AGFA put up the financial resources so the company could fully develop the technology, and then the rush was on to bring the machine to market as quickly as possible.
As of last week, the division at 46 River Road had finished its 100th machine, and is in the process of developing accessories to go with it.
“We went from developing the technology to putting it on the market and shipping the first one in 15 months, which is an unbelievably short time,” Wolber said.
But a lot of that credit goes to the now 70-strong work force, who are highly skilled, technical people, said Frank Farese, the plant manager.
“This is really a great place to have this plant. We could not have done this work just anywhere, but here we have access to an experienced pool of workers,” Farese said. The average worker has 16 to 17 years in the business, and many of the division’s workers have as much as 30 to 35 years experience, he said.
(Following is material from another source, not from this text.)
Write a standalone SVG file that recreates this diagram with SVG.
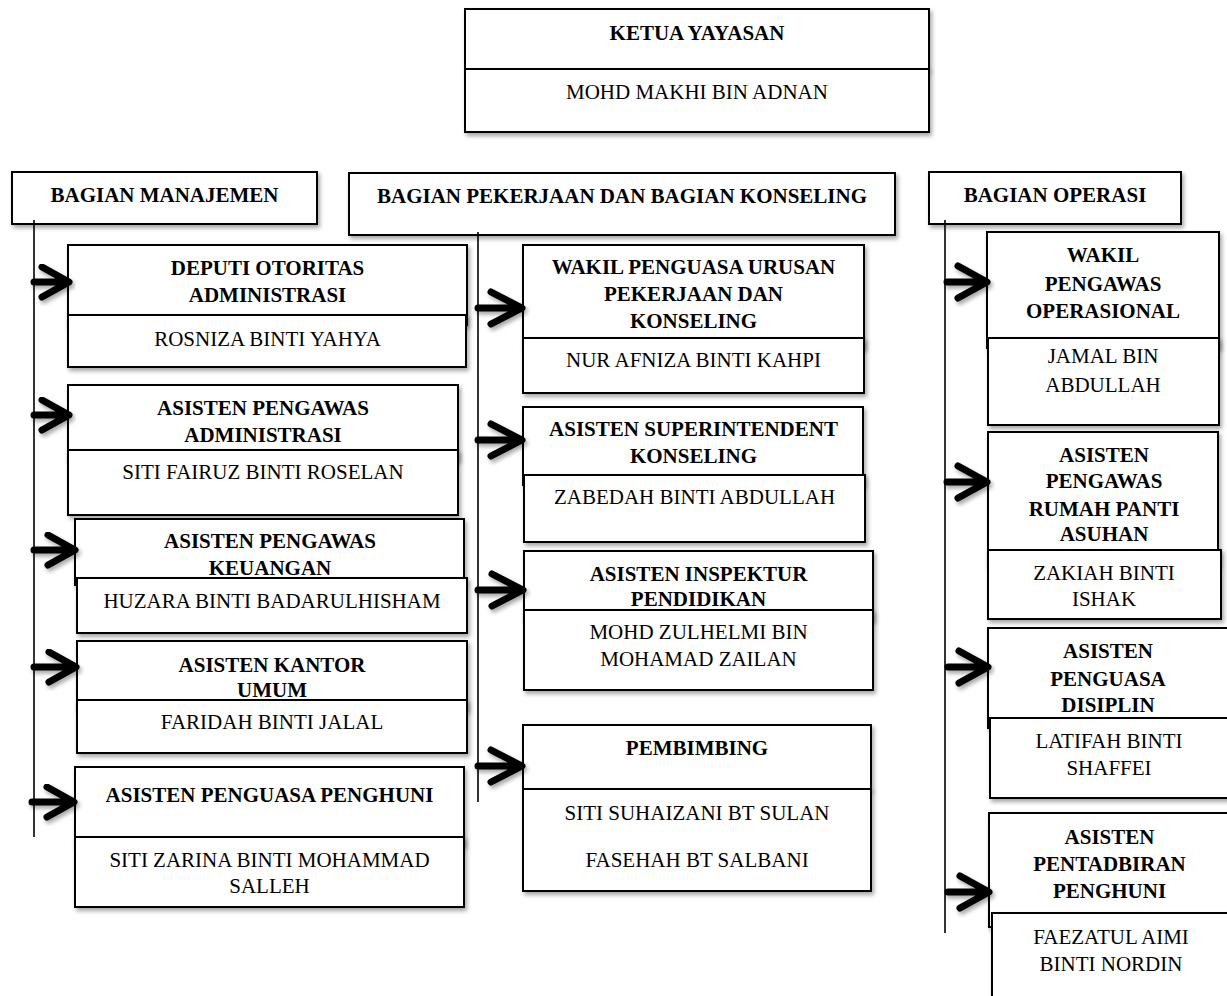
<svg xmlns="http://www.w3.org/2000/svg" width="1227" height="996" viewBox="0 0 1227 996">
<defs>
<filter id="sh" x="-10%" y="-10%" width="130%" height="140%">
<feDropShadow dx="2" dy="3" stdDeviation="2" flood-color="#000" flood-opacity="0.35"/>
</filter>
<style>
rect{fill:#fff;stroke:#000;stroke-width:2;filter:url(#sh)}
text{font-family:"Liberation Serif","Times New Roman",serif;font-size:21px;fill:#000;text-anchor:middle}
.b{font-weight:bold}
.vl{stroke:#000;stroke-width:1.6;fill:none}
.ar{stroke:#000;stroke-width:7;fill:none;stroke-linecap:round;stroke-linejoin:round;filter:url(#sh)}
</style>
</defs>
<rect x="0" y="0" width="1227" height="996" style="fill:#fff;stroke:none;filter:none"/>

<g id="ketua">
<rect x="465" y="9" width="464" height="60"/>
<rect x="465" y="69" width="464" height="63"/>
<text class="b" x="697" y="40">KETUA YAYASAN</text>
<text x="697" y="99">MOHD MAKHI BIN ADNAN</text>
</g>

<g id="bagian-manajemen">
<rect x="12" y="172" width="305" height="52"/>
<text class="b" x="164.5" y="202">BAGIAN MANAJEMEN</text>
</g>
<g id="bagian-pekerjaan">
<rect x="349" y="173" width="546" height="62"/>
<text class="b" x="622" y="203">BAGIAN PEKERJAAN DAN BAGIAN KONSELING</text>
</g>
<g id="bagian-operasi">
<rect x="929" y="172" width="252" height="52"/>
<text class="b" x="1055" y="202">BAGIAN OPERASI</text>
</g>

<!-- left column -->
<g id="deputi">
<rect x="68" y="245" width="399" height="80"/>
<rect x="68" y="315" width="398" height="52"/>
<text class="b" x="267.5" y="275">DEPUTI OTORITAS</text>
<text class="b" x="267.5" y="302">ADMINISTRASI</text>
<text x="267.5" y="346">ROSNIZA BINTI YAHYA</text>
</g>
<g id="asisten-administrasi">
<rect x="68" y="385" width="390" height="75"/>
<rect x="68" y="450" width="390" height="65"/>
<text class="b" x="263" y="415">ASISTEN PENGAWAS</text>
<text class="b" x="263" y="442">ADMINISTRASI</text>
<text x="263" y="479">SITI FAIRUZ BINTI ROSELAN</text>
</g>
<g id="asisten-keuangan">
<rect x="75" y="519" width="389" height="66"/>
<rect x="77" y="578" width="390" height="55"/>
<text class="b" x="270" y="548">ASISTEN PENGAWAS</text>
<text class="b" x="270" y="575">KEUANGAN</text>
<text x="272" y="608">HUZARA BINTI BADARULHISHAM</text>
</g>
<g id="asisten-kantor">
<rect x="77" y="641" width="390" height="69"/>
<rect x="77" y="700" width="390" height="53"/>
<text class="b" x="272" y="672">ASISTEN KANTOR</text>
<text class="b" x="272" y="697">UMUM</text>
<text x="272" y="729">FARIDAH BINTI JALAL</text>
</g>
<g id="asisten-penghuni">
<rect x="75" y="767" width="389" height="78"/>
<rect x="75" y="837" width="389" height="70"/>
<text class="b" x="269.5" y="802">ASISTEN PENGUASA PENGHUNI</text>
<text x="269.5" y="867">SITI ZARINA BINTI MOHAMMAD</text>
<text x="269.5" y="893">SALLEH</text>
</g>

<!-- middle column -->
<g id="wakil-pekerjaan">
<rect x="523" y="245" width="341" height="103"/>
<rect x="523" y="338" width="341" height="55"/>
<text class="b" x="693.5" y="274">WAKIL PENGUASA URUSAN</text>
<text class="b" x="693.5" y="301">PEKERJAAN DAN</text>
<text class="b" x="693.5" y="328">KONSELING</text>
<text x="693.5" y="367">NUR AFNIZA BINTI KAHPI</text>
</g>
<g id="asisten-superintendent">
<rect x="523" y="407" width="340" height="78"/>
<rect x="524" y="475" width="341" height="67"/>
<text class="b" x="693.5" y="436">ASISTEN SUPERINTENDENT</text>
<text class="b" x="693.5" y="463">KONSELING</text>
<text x="694.5" y="504">ZABEDAH BINTI ABDULLAH</text>
</g>
<g id="asisten-inspektur">
<rect x="524" y="551" width="349" height="69"/>
<rect x="524" y="610" width="349" height="80"/>
<text class="b" x="698.5" y="581">ASISTEN INSPEKTUR</text>
<text class="b" x="698.5" y="606">PENDIDIKAN</text>
<text x="698.5" y="639">MOHD ZULHELMI BIN</text>
<text x="698.5" y="666">MOHAMAD ZAILAN</text>
</g>
<g id="pembimbing">
<rect x="523" y="725" width="348" height="64"/>
<rect x="523" y="789" width="348" height="102"/>
<text class="b" x="697" y="755">PEMBIMBING</text>
<text x="697" y="820">SITI SUHAIZANI BT SULAN</text>
<text x="697" y="867">FASEHAH BT SALBANI</text>
</g>

<!-- right column -->
<g id="wakil-operasional">
<rect x="987" y="232" width="232" height="116"/>
<rect x="988" y="338" width="231" height="87"/>
<text class="b" x="1103" y="262">WAKIL</text>
<text class="b" x="1103" y="291">PENGAWAS</text>
<text class="b" x="1103" y="318">OPERASIONAL</text>
<text x="1103" y="363">JAMAL BIN</text>
<text x="1103" y="392">ABDULLAH</text>
</g>
<g id="asisten-rumah-panti">
<rect x="988" y="432" width="230" height="133"/>
<rect x="988" y="550" width="233" height="69"/>
<text class="b" x="1104" y="462">ASISTEN</text>
<text class="b" x="1104" y="488">PENGAWAS</text>
<text class="b" x="1104" y="516">RUMAH PANTI</text>
<text class="b" x="1104" y="541">ASUHAN</text>
<text x="1104" y="580">ZAKIAH BINTI</text>
<text x="1104" y="606">ISHAK</text>
</g>
<g id="asisten-disiplin">
<rect x="988" y="628" width="240" height="100"/>
<rect x="990" y="718" width="240" height="80"/>
<text class="b" x="1108" y="658">ASISTEN</text>
<text class="b" x="1108" y="686">PENGUASA</text>
<text class="b" x="1108" y="712">DISIPLIN</text>
<text x="1109" y="748">LATIFAH BINTI</text>
<text x="1109" y="775">SHAFFEI</text>
</g>
<g id="asisten-pentadbiran">
<rect x="989" y="813" width="241" height="114"/>
<rect x="992" y="913" width="240" height="95"/>
<text class="b" x="1109.5" y="844">ASISTEN</text>
<text class="b" x="1109.5" y="871">PENTADBIRAN</text>
<text class="b" x="1109.5" y="898">PENGHUNI</text>
<text x="1111" y="944">FAEZATUL AIMI</text>
<text x="1111" y="971">BINTI NORDIN</text>
</g>

<g id="connectors">
<line class="vl" x1="34" y1="220" x2="34" y2="837"/>
<line class="vl" x1="478" y1="232" x2="478" y2="802"/>
<line class="vl" x1="945" y1="220" x2="945" y2="933"/>

<path class="ar" d="M34,282 H68 M42,267 L69,282 L42,297"/>
<path class="ar" d="M34,415 H68 M42,400 L69,415 L42,430"/>
<path class="ar" d="M34,550 H74 M48,535 L75,550 L48,565"/>
<path class="ar" d="M34,667 H75 M49,652 L76,667 L49,682"/>
<path class="ar" d="M32,802 H73 M47,787 L74,802 L47,817"/>

<path class="ar" d="M478,308 H521 M491,292 L522,308 L491,324"/>
<path class="ar" d="M478,440 H521 M491,424 L522,440 L491,456"/>
<path class="ar" d="M478,590 H522 M492,574 L523,590 L492,606"/>
<path class="ar" d="M478,766 H521 M491,750 L522,766 L491,782"/>

<path class="ar" d="M947,282 H986 M958,266 L987,282 L958,298"/>
<path class="ar" d="M947,482 H986 M958,466 L987,482 L958,498"/>
<path class="ar" d="M948,667 H987 M959,651 L988,667 L959,683"/>
<path class="ar" d="M948,892 H988 M960,876 L989,892 L960,908"/>
</g>
</svg>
The machines are built from scratch, with parts coming from around the world, and technicians stay with each machine they start, straight through testing and deeming it fit to ship, Farese said.
“We’ve sent some of them to help with the installation at the customer’s plant,” he said. “We have multi-talented employees, who can think independently and analyze problems, then fix them.”
The machines go for $500,000 each, without accessories, such as the automatic plate loaders that will be available soon, Wolber said.
The image is in a digital file that goes from a customer’s computer to the machine, where the image is sent directly to a metal plate instead of film, then printed. More and more printers and publishers are converting to computer-to-plate printers to save money and labor, and with accessories such as the automatic plate loader, fewer workers are needed.
Because they are so large and heavy, the machines are moved by cranes and held up by automatic car lifts, such as the ones used in auto repair garages. After they are finished, they are packed in wooden crates and shipped off.
“A lot of pride goes into these machines,” Farese said.
Agfa-Gevaert N.V. had sales of $4.9 billion, with a profit of $159.1 million in 2000, and a worldwide work force of more than 22,000.